DATASET SECTION
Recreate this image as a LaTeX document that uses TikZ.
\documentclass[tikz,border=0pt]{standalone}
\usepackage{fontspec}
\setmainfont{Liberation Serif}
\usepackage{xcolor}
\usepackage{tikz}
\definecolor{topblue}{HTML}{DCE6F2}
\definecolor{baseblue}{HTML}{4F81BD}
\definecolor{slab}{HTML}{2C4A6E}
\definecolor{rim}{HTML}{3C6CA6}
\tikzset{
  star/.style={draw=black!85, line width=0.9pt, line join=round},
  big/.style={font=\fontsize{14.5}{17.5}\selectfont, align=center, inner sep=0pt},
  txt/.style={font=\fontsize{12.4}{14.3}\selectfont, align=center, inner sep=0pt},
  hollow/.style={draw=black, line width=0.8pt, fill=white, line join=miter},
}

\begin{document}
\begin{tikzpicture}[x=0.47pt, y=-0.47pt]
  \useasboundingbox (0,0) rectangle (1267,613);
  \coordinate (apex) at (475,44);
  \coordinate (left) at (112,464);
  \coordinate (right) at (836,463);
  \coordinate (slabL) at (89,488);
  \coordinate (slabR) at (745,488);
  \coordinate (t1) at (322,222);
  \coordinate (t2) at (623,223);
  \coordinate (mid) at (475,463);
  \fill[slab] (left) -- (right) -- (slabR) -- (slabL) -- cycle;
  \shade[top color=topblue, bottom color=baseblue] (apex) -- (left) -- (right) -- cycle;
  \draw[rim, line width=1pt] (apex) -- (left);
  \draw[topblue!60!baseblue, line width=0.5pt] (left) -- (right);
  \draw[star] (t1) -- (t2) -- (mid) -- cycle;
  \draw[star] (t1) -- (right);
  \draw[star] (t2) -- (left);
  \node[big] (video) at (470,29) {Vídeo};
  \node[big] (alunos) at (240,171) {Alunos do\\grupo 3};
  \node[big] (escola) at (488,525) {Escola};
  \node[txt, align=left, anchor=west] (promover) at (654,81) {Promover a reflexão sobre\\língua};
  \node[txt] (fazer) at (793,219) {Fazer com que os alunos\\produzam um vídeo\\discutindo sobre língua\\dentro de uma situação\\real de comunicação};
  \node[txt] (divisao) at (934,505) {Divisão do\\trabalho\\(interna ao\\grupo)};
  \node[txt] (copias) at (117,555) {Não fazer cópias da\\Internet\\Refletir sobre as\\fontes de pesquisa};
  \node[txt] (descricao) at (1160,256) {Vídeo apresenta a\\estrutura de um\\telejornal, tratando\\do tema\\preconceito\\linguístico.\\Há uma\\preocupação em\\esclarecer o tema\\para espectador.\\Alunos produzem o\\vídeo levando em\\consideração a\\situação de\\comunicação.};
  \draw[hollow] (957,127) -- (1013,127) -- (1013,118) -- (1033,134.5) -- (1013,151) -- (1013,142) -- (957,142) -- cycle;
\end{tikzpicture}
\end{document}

BRIEF
Your task is to repeat the data exactly; please include every line.

RESPONSE FOR THIS EXERCISE
Recreate this image as a LaTeX document that uses TikZ.
\documentclass[tikz,border=0pt]{standalone}
\usepackage{fontspec}
\setmainfont{Liberation Serif}
\usepackage{xcolor}
\usepackage{tikz}
\definecolor{topblue}{HTML}{DCE6F2}
\definecolor{baseblue}{HTML}{4F81BD}
\definecolor{slab}{HTML}{2C4A6E}
\definecolor{rim}{HTML}{3C6CA6}
\tikzset{
  star/.style={draw=black!85, line width=0.9pt, line join=round},
  big/.style={font=\fontsize{14.5}{17.5}\selectfont, align=center, inner sep=0pt},
  txt/.style={font=\fontsize{12.4}{14.3}\selectfont, align=center, inner sep=0pt},
  hollow/.style={draw=black, line width=0.8pt, fill=white, line join=miter},
}

\begin{document}
\begin{tikzpicture}[x=0.47pt, y=-0.47pt]
  \useasboundingbox (0,0) rectangle (1267,613);
  \coordinate (apex) at (475,44);
  \coordinate (left) at (112,464);
  \coordinate (right) at (836,463);
  \coordinate (slabL) at (89,488);
  \coordinate (slabR) at (745,488);
  \coordinate (t1) at (322,222);
  \coordinate (t2) at (623,223);
  \coordinate (mid) at (475,463);
  \fill[slab] (left) -- (right) -- (slabR) -- (slabL) -- cycle;
  \shade[top color=topblue, bottom color=baseblue] (apex) -- (left) -- (right) -- cycle;
  \draw[rim, line width=1pt] (apex) -- (left);
  \draw[topblue!60!baseblue, line width=0.5pt] (left) -- (right);
  \draw[star] (t1) -- (t2) -- (mid) -- cycle;
  \draw[star] (t1) -- (right);
  \draw[star] (t2) -- (left);
  \node[big] (video) at (470,29) {Vídeo};
  \node[big] (alunos) at (240,171) {Alunos do\\grupo 3};
  \node[big] (escola) at (488,525) {Escola};
  \node[txt, align=left, anchor=west] (promover) at (654,81) {Promover a reflexão sobre\\língua};
  \node[txt] (fazer) at (793,219) {Fazer com que os alunos\\produzam um vídeo\\discutindo sobre língua\\dentro de uma situação\\real de comunicação};
  \node[txt] (divisao) at (934,505) {Divisão do\\trabalho\\(interna ao\\grupo)};
  \node[txt] (copias) at (117,555) {Não fazer cópias da\\Internet\\Refletir sobre as\\fontes de pesquisa};
  \node[txt] (descricao) at (1160,256) {Vídeo apresenta a\\estrutura de um\\telejornal, tratando\\do tema\\preconceito\\linguístico.\\Há uma\\preocupação em\\esclarecer o tema\\para espectador.\\Alunos produzem o\\vídeo levando em\\consideração a\\situação de\\comunicação.};
  \draw[hollow] (957,127) -- (1013,127) -- (1013,118) -- (1033,134.5) -- (1013,151) -- (1013,142) -- (957,142) -- cycle;
\end{tikzpicture}
\end{document}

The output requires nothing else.